Trade body Irish Funds is using blockchain technology to help investment managers and their fund administrators tackle a challenging reporting regime put in place by Ireland's central bank.

MMIF, short for Resident Money Market and Investment Funds Return, was introduced in 2014 and applies to all UCITS and hedge funds based in Ireland.

Stats on securities lending/borrowing, derivatives and overdrafts form part of the reporting requirements, intended to be more fluid and systematic than the previous OFI1 process.

Fund administrators have been doing most of the work on behalf of their investor clients. However, preparing the reports has been costly and demanding on internal resources. 

The sheer volume of trades executed by many high frequency trading hedge funds (often tens of thousands of trades a day) has caused difficulties in the reporting process. 

Most have found the timeline for submission (monthly for money market funds and quarterly for others) very tight. Ongoing changes to the regulation, made with little notice by Ireland's central bank, haven't helped.

Responding to a survey by RR Donnelley last year, an individual claimed MMIF reporting was "the bane of everyone’s life" at their organisation.

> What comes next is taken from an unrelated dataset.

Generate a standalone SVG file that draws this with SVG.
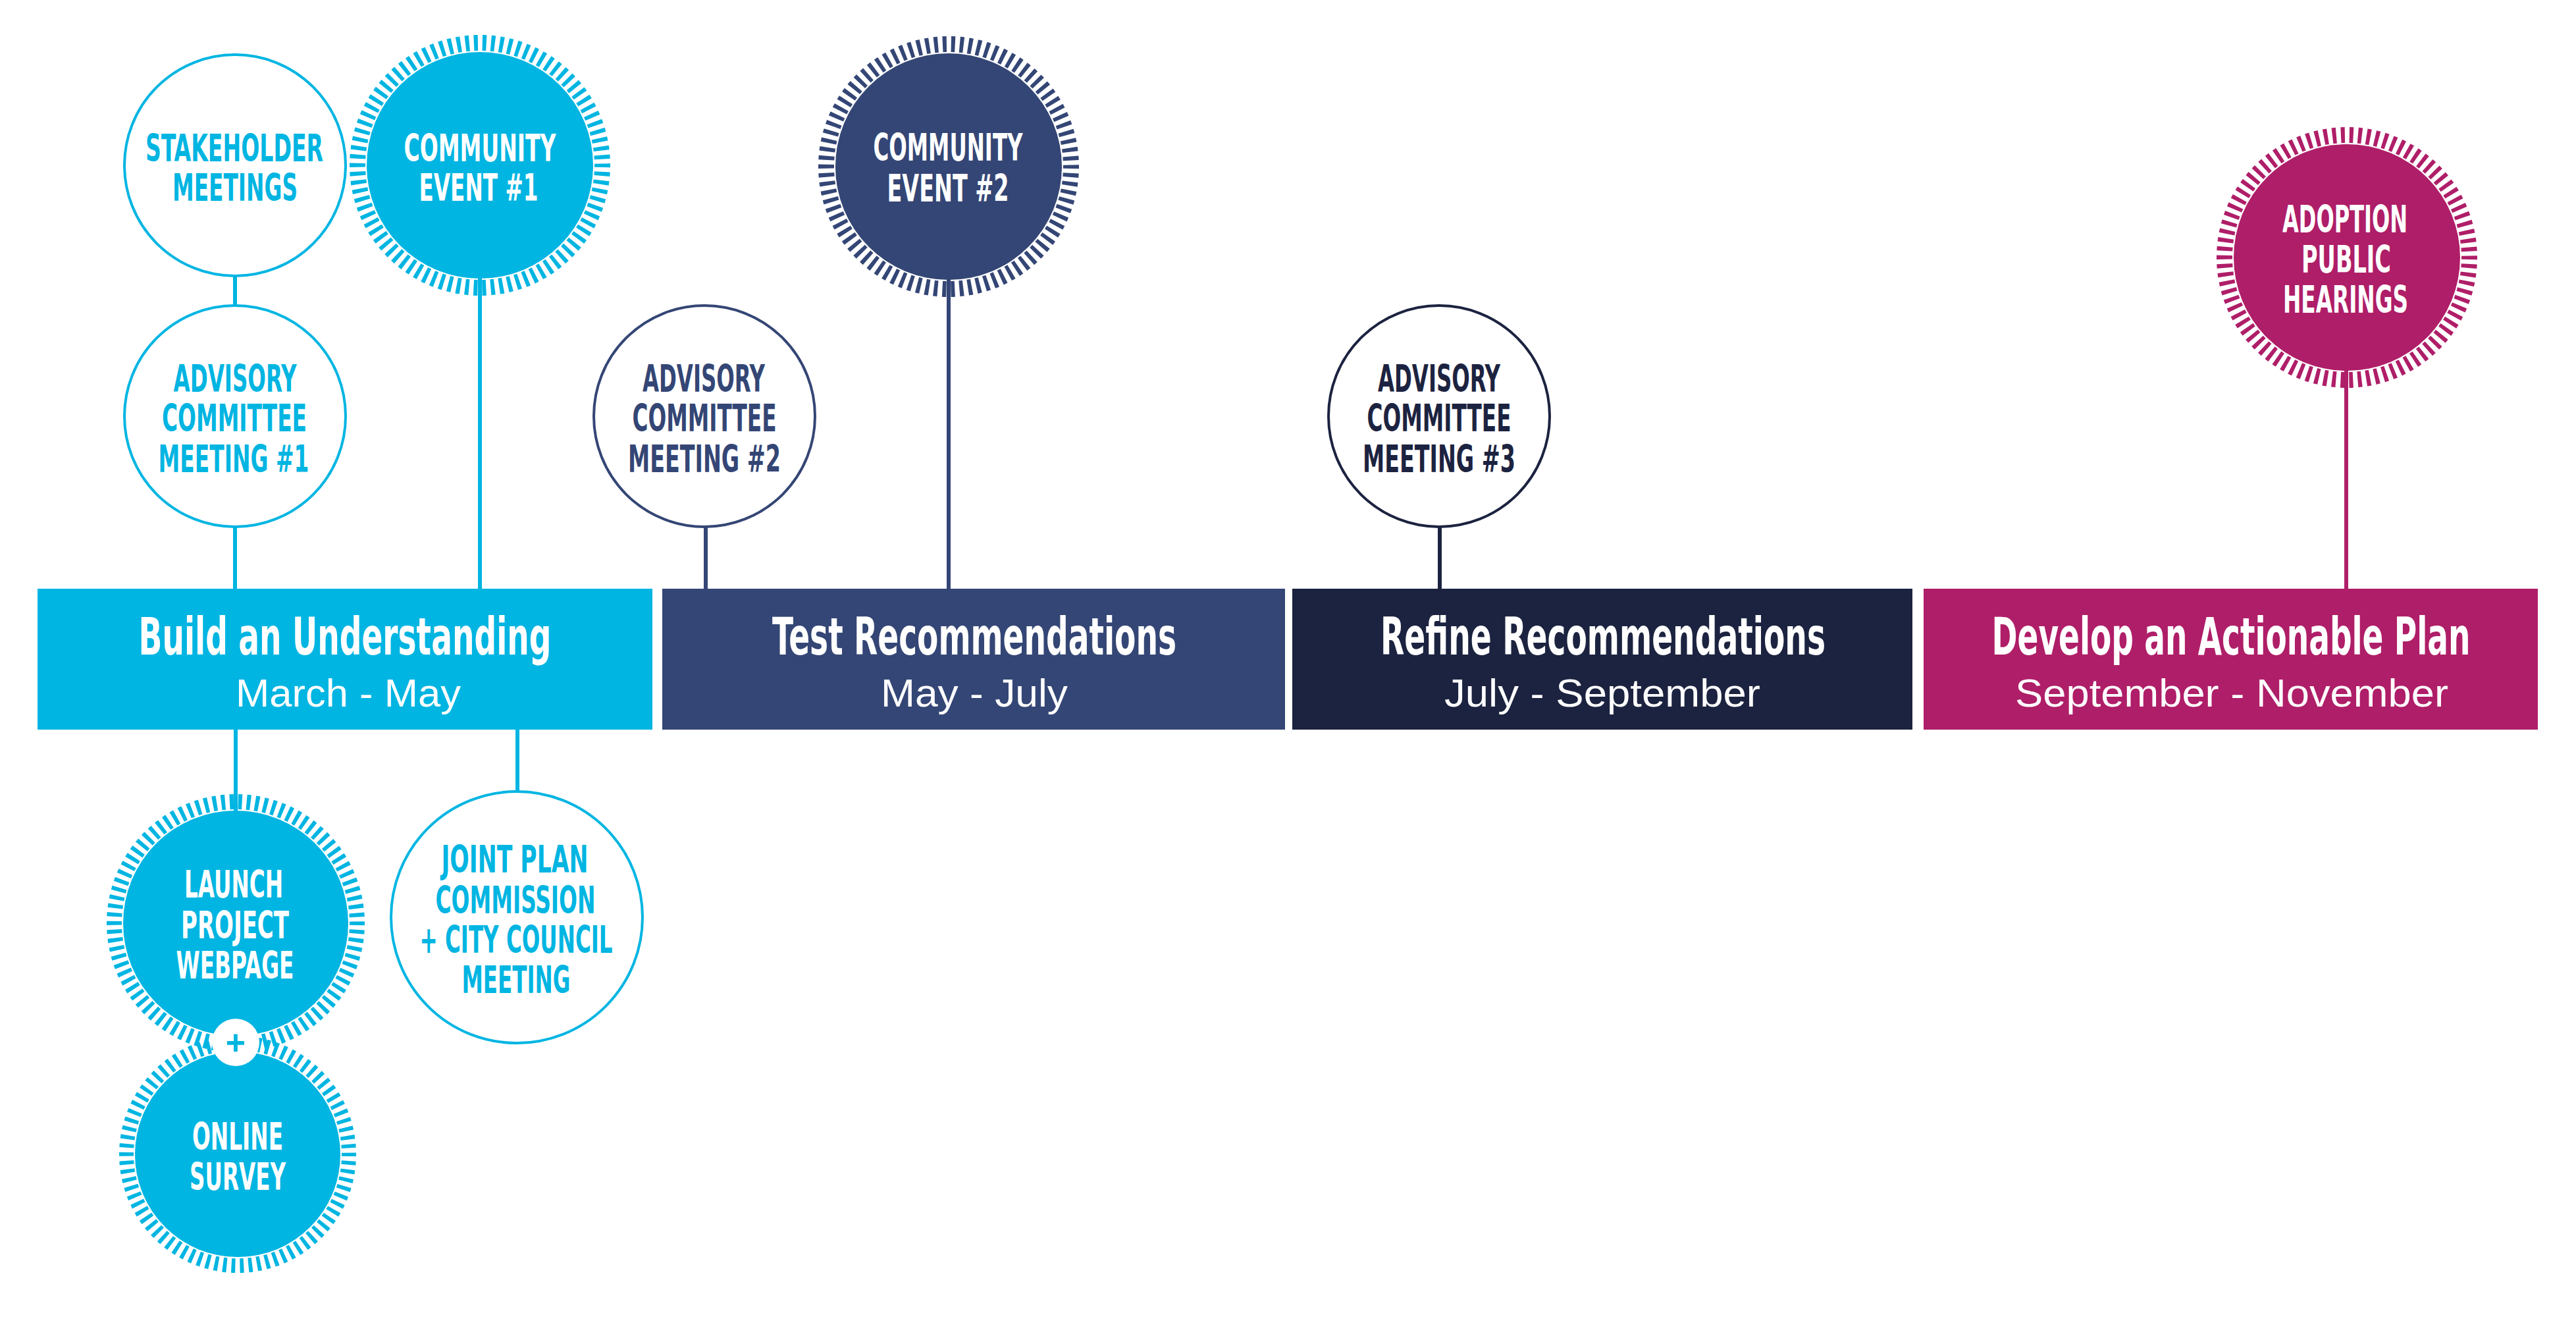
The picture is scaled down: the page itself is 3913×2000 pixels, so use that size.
<svg xmlns="http://www.w3.org/2000/svg" width="3913" height="2000" viewBox="0 0 3913 2000">
<style>
.nt{font-family:"Liberation Sans Narrow","DejaVu Sans Condensed","Liberation Sans",sans-serif;font-weight:bold;font-size:57px;text-anchor:middle}
.tt{font-family:"Liberation Sans Narrow","DejaVu Sans Condensed","Liberation Sans",sans-serif;font-weight:bold;font-size:78px;text-anchor:middle;fill:#fff}
.st{font-family:"Liberation Sans","DejaVu Sans",sans-serif;font-size:60px;text-anchor:middle;fill:#fff}
.w{fill:#fff}
.cy{fill:#00B5E2}
.ring{fill:none;stroke-width:24;stroke-dasharray:6 6.985;stroke-dashoffset:3}
.oc{fill:#fff;stroke-width:4}
.cn line{stroke-width:6}
</style>
<rect width="3913" height="2000" fill="#fff"/>
<g class="cn">
<line x1="357" y1="419" x2="357" y2="464" stroke="#00B5E2"/>
<line x1="357" y1="800" x2="357" y2="895" stroke="#00B5E2"/>
<line x1="729" y1="420" x2="729" y2="895" stroke="#00B5E2"/>
<line x1="1072" y1="800" x2="1072" y2="895" stroke="#344675"/>
<line x1="1441" y1="420" x2="1441" y2="895" stroke="#344675"/>
<line x1="2187" y1="800" x2="2187" y2="895" stroke="#1C2340"/>
<line x1="3564" y1="560" x2="3564" y2="895" stroke="#AF1E68"/>
<line x1="358" y1="1107" x2="358" y2="1235" stroke="#00B5E2"/>
<line x1="786" y1="1107" x2="786" y2="1203" stroke="#00B5E2"/>
</g>
<g id="phase-build">
<rect x="57" y="894" width="934" height="214" fill="#00B5E2"/>
<text class="tt" x="524" y="994" textLength="627" lengthAdjust="spacingAndGlyphs">Build an Understanding</text>
<text class="st" x="529" y="1073" textLength="342" lengthAdjust="spacingAndGlyphs">March - May</text>
</g>
<g id="phase-test">
<rect x="1006" y="894" width="946" height="214" fill="#344675"/>
<text class="tt" x="1480" y="994" textLength="614" lengthAdjust="spacingAndGlyphs">Test Recommendations</text>
<text class="st" x="1480" y="1073" textLength="284" lengthAdjust="spacingAndGlyphs">May - July</text>
</g>
<g id="phase-refine">
<rect x="1963" y="894" width="942" height="214" fill="#1C2340"/>
<text class="tt" x="2435" y="994" textLength="676" lengthAdjust="spacingAndGlyphs">Refine Recommendations</text>
<text class="st" x="2434" y="1073" textLength="480" lengthAdjust="spacingAndGlyphs">July - September</text>
</g>
<g id="phase-develop">
<rect x="2922" y="894" width="933" height="214" fill="#AF1E68"/>
<text class="tt" x="3389" y="994" textLength="727" lengthAdjust="spacingAndGlyphs">Develop an Actionable Plan</text>
<text class="st" x="3390" y="1073" textLength="658" lengthAdjust="spacingAndGlyphs">September - November</text>
</g>
<g id="stakeholder-meetings">
<circle class="oc" cx="357" cy="251" r="168" stroke="#00B5E2"/>
<text class="nt cy" x="356" y="245" textLength="270" lengthAdjust="spacingAndGlyphs">STAKEHOLDER</text>
<text class="nt cy" x="357" y="305" textLength="190" lengthAdjust="spacingAndGlyphs">MEETINGS</text>
</g>
<g id="community-event-1">
<circle cx="729" cy="251" r="172" fill="#00B5E2"/>
<circle class="ring" cx="729" cy="251" r="186" stroke="#00B5E2"/>
<text class="nt w" x="729" y="245" textLength="231" lengthAdjust="spacingAndGlyphs">COMMUNITY</text>
<text class="nt w" x="727" y="305" textLength="181" lengthAdjust="spacingAndGlyphs">EVENT #1</text>
</g>
<g id="advisory-committee-1">
<circle class="oc" cx="357" cy="632" r="168" stroke="#00B5E2"/>
<text class="nt cy" x="357" y="595" textLength="187" lengthAdjust="spacingAndGlyphs">ADVISORY</text>
<text class="nt cy" x="356" y="655" textLength="220" lengthAdjust="spacingAndGlyphs">COMMITTEE</text>
<text class="nt cy" x="355" y="717" textLength="229" lengthAdjust="spacingAndGlyphs">MEETING #1</text>
</g>
<g id="advisory-committee-2">
<circle class="oc" cx="1070" cy="632" r="168" stroke="#344675"/>
<text class="nt" fill="#344675" x="1069" y="595" textLength="186" lengthAdjust="spacingAndGlyphs">ADVISORY</text>
<text class="nt" fill="#344675" x="1070" y="655" textLength="219" lengthAdjust="spacingAndGlyphs">COMMITTEE</text>
<text class="nt" fill="#344675" x="1070" y="717" textLength="232" lengthAdjust="spacingAndGlyphs">MEETING #2</text>
</g>
<g id="community-event-2">
<circle cx="1441" cy="253" r="172" fill="#344675"/>
<circle class="ring" cx="1441" cy="253" r="186" stroke="#344675"/>
<text class="nt w" x="1440" y="244" textLength="227" lengthAdjust="spacingAndGlyphs">COMMUNITY</text>
<text class="nt w" x="1440" y="306" textLength="185" lengthAdjust="spacingAndGlyphs">EVENT #2</text>
</g>
<g id="advisory-committee-3">
<circle class="oc" cx="2186" cy="632" r="168" stroke="#1C2340"/>
<text class="nt" fill="#1C2340" x="2186" y="595" textLength="186" lengthAdjust="spacingAndGlyphs">ADVISORY</text>
<text class="nt" fill="#1C2340" x="2186" y="655" textLength="219" lengthAdjust="spacingAndGlyphs">COMMITTEE</text>
<text class="nt" fill="#1C2340" x="2186" y="717" textLength="232" lengthAdjust="spacingAndGlyphs">MEETING #3</text>
</g>
<g id="adoption-public-hearings">
<circle cx="3565" cy="391" r="172" fill="#AF1E68"/>
<circle class="ring" cx="3565" cy="391" r="186" stroke="#AF1E68"/>
<text class="nt w" x="3562" y="353" textLength="190" lengthAdjust="spacingAndGlyphs">ADOPTION</text>
<text class="nt w" x="3564" y="414" textLength="136" lengthAdjust="spacingAndGlyphs">PUBLIC</text>
<text class="nt w" x="3563" y="475" textLength="190" lengthAdjust="spacingAndGlyphs">HEARINGS</text>
</g>
<g id="launch-project-webpage">
<circle cx="358" cy="1402" r="171" fill="#00B5E2"/>
<circle cx="358" cy="1402" r="184.5" fill="none" stroke="#00B5E2" stroke-width="23" stroke-dasharray="6 6.88" stroke-dashoffset="3"/>
<text class="nt w" x="355" y="1363" textLength="150" lengthAdjust="spacingAndGlyphs">LAUNCH</text>
<text class="nt w" x="357" y="1425" textLength="164" lengthAdjust="spacingAndGlyphs">PROJECT</text>
<text class="nt w" x="357" y="1486" textLength="179" lengthAdjust="spacingAndGlyphs">WEBPAGE</text>
</g>
<g id="online-survey">
<circle cx="361" cy="1753" r="156" fill="#00B5E2"/>
<circle cx="361" cy="1753" r="169" fill="none" stroke="#00B5E2" stroke-width="22" stroke-dasharray="5.8 7.15" stroke-dashoffset="2.9"/>
<text class="nt w" x="361" y="1746" textLength="138" lengthAdjust="spacingAndGlyphs">ONLINE</text>
<text class="nt w" x="361" y="1807" textLength="146" lengthAdjust="spacingAndGlyphs">SURVEY</text>
</g>
<g id="plus-join">
<circle cx="358" cy="1583" r="36" fill="#fff"/>
<text x="358" y="1601" font-family="Liberation Sans, Arial, sans-serif" font-weight="bold" font-size="52" text-anchor="middle" fill="#00B5E2">+</text>
</g>
<g id="joint-plan-meeting">
<circle class="oc" cx="785" cy="1393" r="191" stroke="#00B5E2"/>
<text class="nt cy" x="782" y="1325" textLength="223" lengthAdjust="spacingAndGlyphs">JOINT PLAN</text>
<text class="nt cy" x="783" y="1387" textLength="243" lengthAdjust="spacingAndGlyphs">COMMISSION</text>
<text class="nt cy" x="784" y="1447" textLength="293" lengthAdjust="spacingAndGlyphs">+ CITY COUNCIL</text>
<text class="nt cy" x="784" y="1508" textLength="165" lengthAdjust="spacingAndGlyphs">MEETING</text>
</g>
</svg>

This week Irish Funds, the representative body for the international investment fund community in Ireland, revealed it is building a blockchain-based platform focused on MIFF.

Eventually funds, administrators and regulators will be able to access the distributed ledger system which could lower costs, boost transparency and ease compliance.

Northern Trust, State Street and Metzler are involved in the proof of concept which is being developed at Deloitte’s recently opened EMEA Grid Blockchain Lab in Dublin.

"Regulatory reporting is a key obligation for our members and an area of priority focus for the Central Bank of Ireland in 2017," said Irish Funds chief executive Pat Lardner.

"This project and the development of the proof of concept with Deloitte will benefit industry, the regulator and demonstrates how Ireland is actively embracing FinTech."

David Dalton, head of financial services at Deloitte Ireland, added: "Blockchain technology has huge potential in financial services to reduce the cost and improve efficiency. This is an important step in bringing this to reality."